If you care about fannish content, you have to fight for fanfic on all three fronts. And if we hop off of HTTP and onto one of the decentralized protocols like dat et cetera, like people are starting to talk about in response to Article 13 and the Tumblr purges, we will inevitably be targeted along with a) people pirating media, b) porn distributors, and c) anti-government protestors, because those groups are also going use those protocols, too. I’m not saying, don’t think about migrating. I’m saying: there is a systemic problem within fandom, regarding the fact that we routinely get hit on three fronts: legal rights to the material we transform, sexual content, and governmental disapproval. Protecting fandom means fighting for fandom on all three fronts and putting thought and effort into how to make an archive robust against all three prongs of the attack.

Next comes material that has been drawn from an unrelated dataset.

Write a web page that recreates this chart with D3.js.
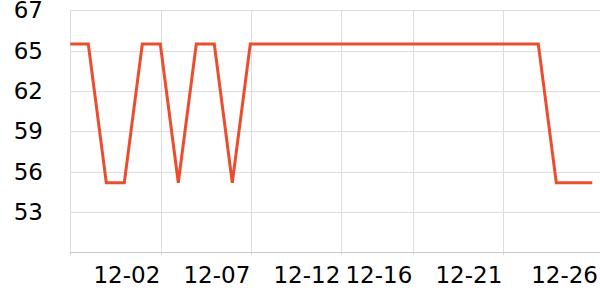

This is what’s made AO3/the OTW so special: we have lawyers protecting our right to make what we make, we have a TOS that protects our right to make things that are sexually explicit, and because the OTW is a nonprofit, it’s more robust to the pressure that can be brought to bear upon commercial entities by both corporate and governmental powers (though, I note, especially when it comes to governments, it’s not immune, and we have to keep actively protecting it, and we have to protect other fans). If you are in fandom but you think that copyright upload filters are fine, because, well, you don’t want to put fanvids on YouTube, you are part of the problem. Your community is under attack. The powers that be have always come for us by attacking us in pieces, and we have always only ever successfully fought back by banding together.
Never forget this. There are certain kinds of content people don’t want you to make, and everyone expects that to be “graphic rape” or some thing that is at least arguably Not Great
but more often than not it ends up just “gay.”
Censors. Are. Lazy.
No matter what you don’t like or what you’d rather not see, never forget that censors are lazy.